__Exercise brief__: The lines from the top of the material below through the line containing "plt.rcParams['font.family'] = ['Liberation" are to be printed exactly, with pictures omitted.

__Data block__:
══════════════════════════════
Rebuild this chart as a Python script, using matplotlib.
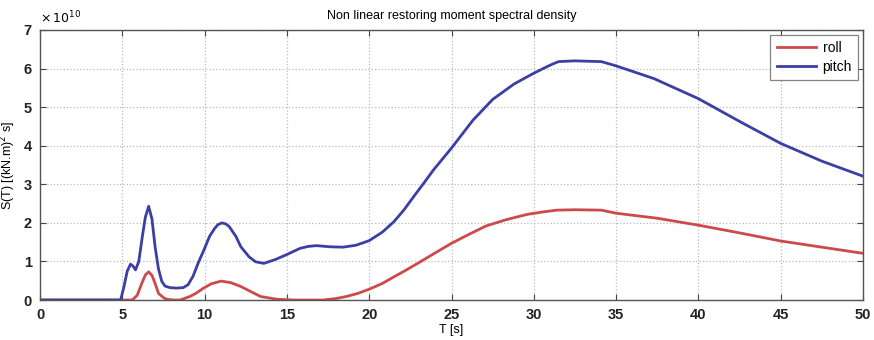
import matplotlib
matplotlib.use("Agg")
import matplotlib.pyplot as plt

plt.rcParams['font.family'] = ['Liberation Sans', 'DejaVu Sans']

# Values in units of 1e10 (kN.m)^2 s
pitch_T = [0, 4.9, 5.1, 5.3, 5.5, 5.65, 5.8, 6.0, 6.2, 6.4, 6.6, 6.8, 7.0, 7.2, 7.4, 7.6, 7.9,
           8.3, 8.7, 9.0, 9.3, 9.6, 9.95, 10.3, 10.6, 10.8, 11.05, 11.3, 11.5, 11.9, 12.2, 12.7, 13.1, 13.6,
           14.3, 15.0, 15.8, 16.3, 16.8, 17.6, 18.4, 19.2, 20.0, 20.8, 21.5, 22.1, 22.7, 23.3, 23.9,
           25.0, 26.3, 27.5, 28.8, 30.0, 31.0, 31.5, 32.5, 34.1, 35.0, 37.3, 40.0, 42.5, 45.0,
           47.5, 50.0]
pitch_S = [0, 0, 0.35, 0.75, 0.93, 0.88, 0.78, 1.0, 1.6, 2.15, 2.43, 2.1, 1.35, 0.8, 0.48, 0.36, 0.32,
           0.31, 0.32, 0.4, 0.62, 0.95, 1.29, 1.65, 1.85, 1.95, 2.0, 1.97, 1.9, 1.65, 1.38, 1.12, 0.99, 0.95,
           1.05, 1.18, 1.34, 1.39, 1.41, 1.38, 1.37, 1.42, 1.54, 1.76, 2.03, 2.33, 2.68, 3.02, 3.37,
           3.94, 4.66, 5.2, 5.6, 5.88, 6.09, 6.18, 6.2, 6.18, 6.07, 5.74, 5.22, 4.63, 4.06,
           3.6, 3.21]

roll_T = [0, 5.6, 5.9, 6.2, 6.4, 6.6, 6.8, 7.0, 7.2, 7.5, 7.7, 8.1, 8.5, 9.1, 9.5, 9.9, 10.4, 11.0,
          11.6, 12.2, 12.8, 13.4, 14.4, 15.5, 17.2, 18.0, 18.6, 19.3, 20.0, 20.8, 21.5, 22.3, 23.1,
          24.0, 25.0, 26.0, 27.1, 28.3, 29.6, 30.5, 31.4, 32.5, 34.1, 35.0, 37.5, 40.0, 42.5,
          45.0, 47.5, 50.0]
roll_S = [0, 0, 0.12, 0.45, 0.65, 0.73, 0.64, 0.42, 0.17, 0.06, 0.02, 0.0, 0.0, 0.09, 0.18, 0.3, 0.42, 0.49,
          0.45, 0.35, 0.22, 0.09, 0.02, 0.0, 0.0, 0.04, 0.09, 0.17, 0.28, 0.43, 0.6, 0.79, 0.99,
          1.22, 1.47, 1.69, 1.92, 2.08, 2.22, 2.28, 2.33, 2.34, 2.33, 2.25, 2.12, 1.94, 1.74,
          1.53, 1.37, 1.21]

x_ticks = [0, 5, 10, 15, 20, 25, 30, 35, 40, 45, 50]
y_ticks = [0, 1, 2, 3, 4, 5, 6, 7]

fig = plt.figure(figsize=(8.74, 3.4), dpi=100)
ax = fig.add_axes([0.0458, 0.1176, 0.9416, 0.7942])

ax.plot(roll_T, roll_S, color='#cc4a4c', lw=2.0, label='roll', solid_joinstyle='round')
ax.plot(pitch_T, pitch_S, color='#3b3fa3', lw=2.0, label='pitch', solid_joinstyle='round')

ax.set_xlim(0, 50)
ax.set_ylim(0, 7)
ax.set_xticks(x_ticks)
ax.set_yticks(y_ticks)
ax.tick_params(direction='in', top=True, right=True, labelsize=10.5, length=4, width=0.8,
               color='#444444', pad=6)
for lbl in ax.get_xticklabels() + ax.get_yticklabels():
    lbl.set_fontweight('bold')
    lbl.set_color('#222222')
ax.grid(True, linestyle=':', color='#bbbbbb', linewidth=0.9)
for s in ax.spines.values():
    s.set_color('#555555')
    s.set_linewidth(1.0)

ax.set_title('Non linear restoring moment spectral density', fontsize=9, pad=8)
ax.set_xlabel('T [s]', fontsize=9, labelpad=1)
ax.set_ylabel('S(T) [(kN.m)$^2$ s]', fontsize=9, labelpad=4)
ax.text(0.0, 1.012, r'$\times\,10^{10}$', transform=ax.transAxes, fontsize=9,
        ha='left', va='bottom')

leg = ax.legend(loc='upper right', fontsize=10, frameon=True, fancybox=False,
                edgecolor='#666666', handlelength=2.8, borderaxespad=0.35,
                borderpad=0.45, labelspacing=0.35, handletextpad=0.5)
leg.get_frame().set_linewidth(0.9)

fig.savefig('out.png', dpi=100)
══════════════════════════════
__Task response__:
Rebuild this chart as a Python script, using matplotlib.
import matplotlib
matplotlib.use("Agg")
import matplotlib.pyplot as plt

plt.rcParams['font.family'] = ['Liberation Sans', 'DejaVu Sans']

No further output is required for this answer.